Problem to solve » Give again only the lines running from the one with "Recreate this image" through the one with "plt.rcParams['font.family'] = ['Lato', 'DejaVu", inclusive. Omit every picture.

Raw data »

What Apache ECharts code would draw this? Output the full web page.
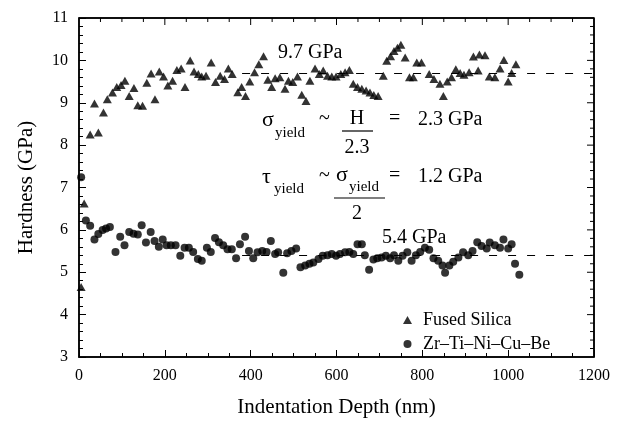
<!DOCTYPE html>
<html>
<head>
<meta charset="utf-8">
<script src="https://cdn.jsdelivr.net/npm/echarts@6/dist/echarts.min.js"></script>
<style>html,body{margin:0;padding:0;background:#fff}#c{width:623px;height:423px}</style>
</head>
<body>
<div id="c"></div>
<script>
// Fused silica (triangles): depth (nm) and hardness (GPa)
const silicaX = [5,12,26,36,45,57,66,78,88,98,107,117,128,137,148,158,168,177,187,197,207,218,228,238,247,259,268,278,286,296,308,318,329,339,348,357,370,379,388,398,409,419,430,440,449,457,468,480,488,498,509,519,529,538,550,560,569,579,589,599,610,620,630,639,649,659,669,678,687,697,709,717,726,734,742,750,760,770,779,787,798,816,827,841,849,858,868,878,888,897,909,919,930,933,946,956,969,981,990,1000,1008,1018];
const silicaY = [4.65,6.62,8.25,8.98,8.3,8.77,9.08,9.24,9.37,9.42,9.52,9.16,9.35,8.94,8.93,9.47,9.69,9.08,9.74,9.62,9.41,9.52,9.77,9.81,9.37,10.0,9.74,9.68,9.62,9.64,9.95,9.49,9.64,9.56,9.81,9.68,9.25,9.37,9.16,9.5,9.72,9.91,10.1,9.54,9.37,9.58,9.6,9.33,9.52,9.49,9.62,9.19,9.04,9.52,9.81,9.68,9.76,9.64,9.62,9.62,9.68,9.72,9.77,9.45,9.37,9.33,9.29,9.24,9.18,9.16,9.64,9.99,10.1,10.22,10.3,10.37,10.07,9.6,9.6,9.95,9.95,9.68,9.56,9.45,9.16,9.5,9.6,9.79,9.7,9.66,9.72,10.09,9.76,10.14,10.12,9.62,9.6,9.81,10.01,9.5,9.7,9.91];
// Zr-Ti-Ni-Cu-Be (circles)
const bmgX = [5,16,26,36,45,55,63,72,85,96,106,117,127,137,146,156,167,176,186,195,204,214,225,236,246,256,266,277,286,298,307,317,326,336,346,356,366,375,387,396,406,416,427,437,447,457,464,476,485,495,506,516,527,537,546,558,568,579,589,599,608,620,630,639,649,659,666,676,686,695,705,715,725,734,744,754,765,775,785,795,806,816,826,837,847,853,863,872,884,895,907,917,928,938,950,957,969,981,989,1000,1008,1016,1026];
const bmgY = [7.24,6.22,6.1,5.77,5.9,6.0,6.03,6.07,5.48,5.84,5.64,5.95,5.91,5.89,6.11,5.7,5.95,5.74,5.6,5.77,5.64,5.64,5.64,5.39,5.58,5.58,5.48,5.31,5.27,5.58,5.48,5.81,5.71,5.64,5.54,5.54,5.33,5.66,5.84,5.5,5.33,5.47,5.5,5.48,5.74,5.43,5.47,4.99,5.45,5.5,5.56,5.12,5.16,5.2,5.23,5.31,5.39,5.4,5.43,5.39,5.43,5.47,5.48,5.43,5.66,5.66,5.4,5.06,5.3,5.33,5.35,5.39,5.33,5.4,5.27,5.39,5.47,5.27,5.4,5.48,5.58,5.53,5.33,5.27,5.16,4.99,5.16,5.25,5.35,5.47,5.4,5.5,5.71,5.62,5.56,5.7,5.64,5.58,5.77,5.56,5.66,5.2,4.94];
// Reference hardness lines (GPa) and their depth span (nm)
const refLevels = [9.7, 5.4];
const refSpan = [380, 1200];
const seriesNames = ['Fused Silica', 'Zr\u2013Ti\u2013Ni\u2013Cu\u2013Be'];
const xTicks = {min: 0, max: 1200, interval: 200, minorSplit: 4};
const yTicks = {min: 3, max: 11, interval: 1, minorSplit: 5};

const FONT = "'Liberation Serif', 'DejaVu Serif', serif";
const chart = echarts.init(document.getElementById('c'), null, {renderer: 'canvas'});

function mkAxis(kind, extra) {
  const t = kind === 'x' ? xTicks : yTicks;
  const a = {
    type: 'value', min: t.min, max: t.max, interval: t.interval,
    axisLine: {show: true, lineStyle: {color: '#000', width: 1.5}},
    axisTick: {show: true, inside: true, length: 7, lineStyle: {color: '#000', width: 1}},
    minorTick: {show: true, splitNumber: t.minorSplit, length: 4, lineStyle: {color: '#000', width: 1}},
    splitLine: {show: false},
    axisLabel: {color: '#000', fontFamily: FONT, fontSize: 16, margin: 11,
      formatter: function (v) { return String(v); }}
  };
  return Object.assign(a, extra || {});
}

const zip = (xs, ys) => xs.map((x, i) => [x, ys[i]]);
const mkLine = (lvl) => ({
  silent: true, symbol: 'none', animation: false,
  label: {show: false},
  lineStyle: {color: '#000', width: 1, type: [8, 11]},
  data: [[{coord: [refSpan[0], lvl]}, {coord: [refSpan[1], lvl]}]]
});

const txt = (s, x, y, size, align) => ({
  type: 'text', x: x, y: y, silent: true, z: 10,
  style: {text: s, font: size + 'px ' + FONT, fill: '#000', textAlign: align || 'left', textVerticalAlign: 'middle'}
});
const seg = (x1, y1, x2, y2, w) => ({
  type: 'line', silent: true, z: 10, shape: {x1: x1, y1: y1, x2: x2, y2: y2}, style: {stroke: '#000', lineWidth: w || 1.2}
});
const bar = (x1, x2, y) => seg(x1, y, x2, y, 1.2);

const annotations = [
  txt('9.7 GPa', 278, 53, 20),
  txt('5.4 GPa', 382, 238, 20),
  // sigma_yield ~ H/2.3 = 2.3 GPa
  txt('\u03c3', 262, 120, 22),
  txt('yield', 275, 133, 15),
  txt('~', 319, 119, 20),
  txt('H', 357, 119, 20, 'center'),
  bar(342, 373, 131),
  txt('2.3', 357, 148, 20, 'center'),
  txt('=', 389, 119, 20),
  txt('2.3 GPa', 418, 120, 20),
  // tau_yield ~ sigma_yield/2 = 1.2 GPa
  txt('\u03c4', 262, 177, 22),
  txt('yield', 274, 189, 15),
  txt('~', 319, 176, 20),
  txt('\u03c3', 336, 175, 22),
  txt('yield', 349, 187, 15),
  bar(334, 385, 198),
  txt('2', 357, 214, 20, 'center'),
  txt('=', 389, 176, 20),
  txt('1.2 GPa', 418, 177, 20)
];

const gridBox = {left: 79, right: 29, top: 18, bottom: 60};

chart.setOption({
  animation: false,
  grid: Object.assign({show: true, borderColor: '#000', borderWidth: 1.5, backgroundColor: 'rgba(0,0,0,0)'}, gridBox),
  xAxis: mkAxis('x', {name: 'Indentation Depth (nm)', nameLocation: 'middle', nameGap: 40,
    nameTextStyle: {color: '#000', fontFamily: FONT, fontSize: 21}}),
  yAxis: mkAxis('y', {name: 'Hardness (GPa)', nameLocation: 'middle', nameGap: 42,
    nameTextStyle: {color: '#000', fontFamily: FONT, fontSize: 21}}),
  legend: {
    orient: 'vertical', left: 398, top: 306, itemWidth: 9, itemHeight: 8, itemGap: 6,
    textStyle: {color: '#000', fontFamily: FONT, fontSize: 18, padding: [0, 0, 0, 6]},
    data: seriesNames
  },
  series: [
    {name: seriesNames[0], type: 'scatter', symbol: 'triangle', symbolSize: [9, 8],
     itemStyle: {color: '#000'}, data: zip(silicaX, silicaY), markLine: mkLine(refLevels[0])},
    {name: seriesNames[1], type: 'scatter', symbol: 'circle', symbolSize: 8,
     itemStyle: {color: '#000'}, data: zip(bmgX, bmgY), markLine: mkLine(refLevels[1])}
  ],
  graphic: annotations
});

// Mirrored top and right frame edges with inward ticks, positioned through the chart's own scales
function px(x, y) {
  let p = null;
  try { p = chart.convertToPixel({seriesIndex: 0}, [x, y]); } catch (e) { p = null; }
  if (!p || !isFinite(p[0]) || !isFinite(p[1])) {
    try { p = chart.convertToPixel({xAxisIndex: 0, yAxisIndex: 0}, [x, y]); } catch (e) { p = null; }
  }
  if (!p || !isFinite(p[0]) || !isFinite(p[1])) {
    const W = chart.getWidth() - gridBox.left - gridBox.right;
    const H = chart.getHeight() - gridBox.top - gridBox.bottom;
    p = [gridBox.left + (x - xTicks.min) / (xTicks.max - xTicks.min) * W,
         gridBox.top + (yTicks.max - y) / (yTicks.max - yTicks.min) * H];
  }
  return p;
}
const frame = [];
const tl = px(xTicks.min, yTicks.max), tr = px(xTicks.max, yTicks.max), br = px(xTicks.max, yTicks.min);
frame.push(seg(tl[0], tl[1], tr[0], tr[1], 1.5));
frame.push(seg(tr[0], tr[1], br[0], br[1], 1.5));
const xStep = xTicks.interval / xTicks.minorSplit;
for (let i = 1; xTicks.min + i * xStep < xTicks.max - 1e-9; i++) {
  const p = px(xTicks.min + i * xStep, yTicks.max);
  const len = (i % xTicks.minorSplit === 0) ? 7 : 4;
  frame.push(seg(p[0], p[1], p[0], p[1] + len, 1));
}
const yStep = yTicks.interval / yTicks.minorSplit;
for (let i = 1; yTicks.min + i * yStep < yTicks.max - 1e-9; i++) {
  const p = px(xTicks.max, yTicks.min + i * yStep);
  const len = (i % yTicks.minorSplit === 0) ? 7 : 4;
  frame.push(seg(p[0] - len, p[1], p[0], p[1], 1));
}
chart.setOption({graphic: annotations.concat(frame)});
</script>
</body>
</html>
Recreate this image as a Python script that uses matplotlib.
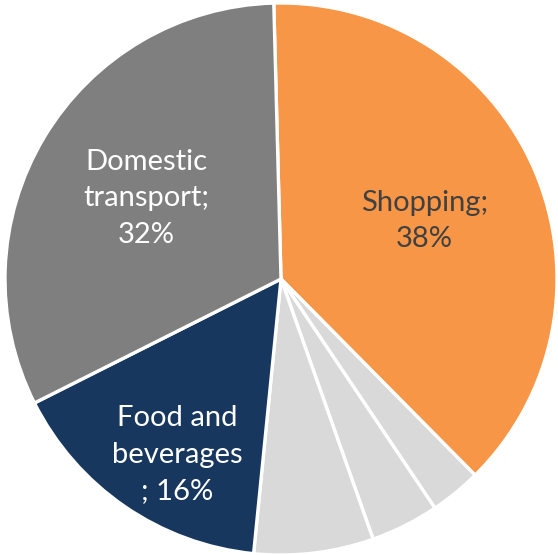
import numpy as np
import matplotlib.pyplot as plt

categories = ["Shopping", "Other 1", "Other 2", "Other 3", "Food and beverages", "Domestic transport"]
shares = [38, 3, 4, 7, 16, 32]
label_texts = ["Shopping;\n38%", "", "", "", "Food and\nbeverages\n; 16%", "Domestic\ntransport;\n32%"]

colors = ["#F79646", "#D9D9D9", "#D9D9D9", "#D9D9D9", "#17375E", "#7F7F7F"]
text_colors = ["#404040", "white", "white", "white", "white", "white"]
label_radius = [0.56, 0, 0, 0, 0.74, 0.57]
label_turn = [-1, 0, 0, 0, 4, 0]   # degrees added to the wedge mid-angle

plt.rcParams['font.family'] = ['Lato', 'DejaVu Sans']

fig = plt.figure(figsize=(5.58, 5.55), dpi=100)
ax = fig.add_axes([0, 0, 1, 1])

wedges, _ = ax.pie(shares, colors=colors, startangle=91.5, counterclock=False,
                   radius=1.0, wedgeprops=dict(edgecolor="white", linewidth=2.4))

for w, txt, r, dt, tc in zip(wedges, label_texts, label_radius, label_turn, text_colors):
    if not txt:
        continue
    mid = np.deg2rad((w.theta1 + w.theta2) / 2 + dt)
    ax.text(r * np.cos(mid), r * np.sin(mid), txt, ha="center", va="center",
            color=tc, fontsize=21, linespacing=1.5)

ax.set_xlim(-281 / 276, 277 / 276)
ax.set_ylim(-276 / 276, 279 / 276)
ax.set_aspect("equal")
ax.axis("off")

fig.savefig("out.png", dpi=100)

Correct response »
Recreate this image as a Python script that uses matplotlib.
import numpy as np
import matplotlib.pyplot as plt

categories = ["Shopping", "Other 1", "Other 2", "Other 3", "Food and beverages", "Domestic transport"]
shares = [38, 3, 4, 7, 16, 32]
label_texts = ["Shopping;\n38%", "", "", "", "Food and\nbeverages\n; 16%", "Domestic\ntransport;\n32%"]

colors = ["#F79646", "#D9D9D9", "#D9D9D9", "#D9D9D9", "#17375E", "#7F7F7F"]
text_colors = ["#404040", "white", "white", "white", "white", "white"]
label_radius = [0.56, 0, 0, 0, 0.74, 0.57]
label_turn = [-1, 0, 0, 0, 4, 0]   # degrees added to the wedge mid-angle

plt.rcParams['font.family'] = ['Lato', 'DejaVu Sans']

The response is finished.